A collaboration of university scientists and researchers working at Los Alamos Laboratory in New Mexico has published a final result paper that describes controversial research regarding neutrinos.
Neutrinos are particles that rain down and pass through us from the sun and cosmic rays, in numbers of billions per second. They make up a small part of the “dark matter” of the universe.
` David Caldwell, research professor of physics, of the University of California, Santa Barbara, who is a member of the group of researchers, said that if these latest results are right “they will shake up a lot of things.”
The existence of neutrinos was first postulated 70 years ago by Wolfgang Pauli, and ever since then the physics world has been trying to find and analyze them. This latest experiment, published in the Physical Review, earlier this month, has results requiring a fourth type of neutrino, the sterile neutrino, which, according to Caldwell makes many physicists uncomfortable since it is impossible to detect directly, and very difficult to understand theoretically.
Caldwell explained that the article reports on results of an experiment that ran from 1993-1998. Data were collected from the Los Alamos Neutron Science Center accelerator, an intense source of low energy neutrinos.

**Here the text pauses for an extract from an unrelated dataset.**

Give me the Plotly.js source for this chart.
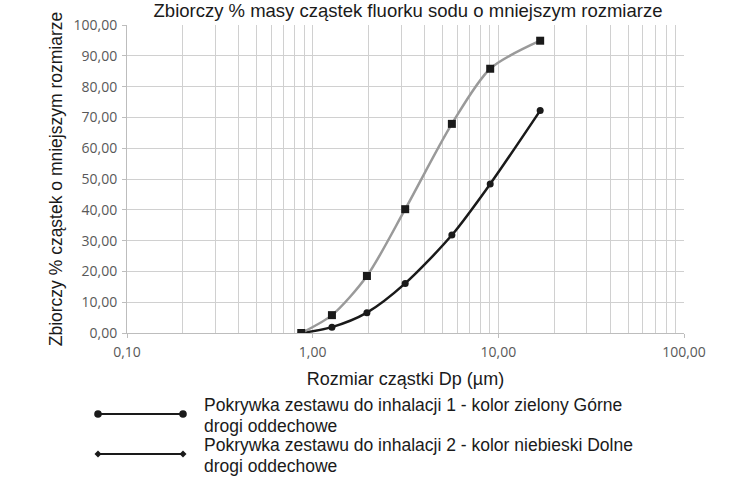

The Liquid Scintillator Neutrino Detector (LSND) is a tank viewed by 1220 photo-multipliers and filled with 167 tons of baby oil. In the baby oil is dissolved 14 pounds of an organic scintillator so as to produce two kinds of light by which to identify charged particles produced in the tank by neutrino interactions.
While the three known types of neutrinos (designated electron, mu, and tau) have extremely weak interactions — in other words it is very rare that they knock into other particles ñ the sterile neutrino would have essentially no interactions at all.
Electron neutrinos from the sun do not reach the Earth in the number expected, and it is now rather clear that this is because they change into another type of neutrino. Similarly, observation of mu neutrinos produced in our atmosphere also show conversion or oscillation to another kind of neutrino.
It was first thought that neutrinos must be without mass, but given oscillation, they must have mass, like the electron and unlike photons which are without mass.
Caldwell went on to say that the oscillation observations actually measure the difference in mass between the initial neutrino and the one into which it converts. The problem is that those mass differences are quite different in the three cases: solar, atmospheric, and LSND. With three neutrino masses there can be only two independent mass differences. A fourth neutrino is required, yet other measurements show there can be only three having the normal weak interactions, hence the peculiar sterile neutrino.
Such new phenomena would have an enormous impact on the standard model of particle physics and would have very broad implications for future research in the fields of nuclear physics, high-energy physics, and astrophysics.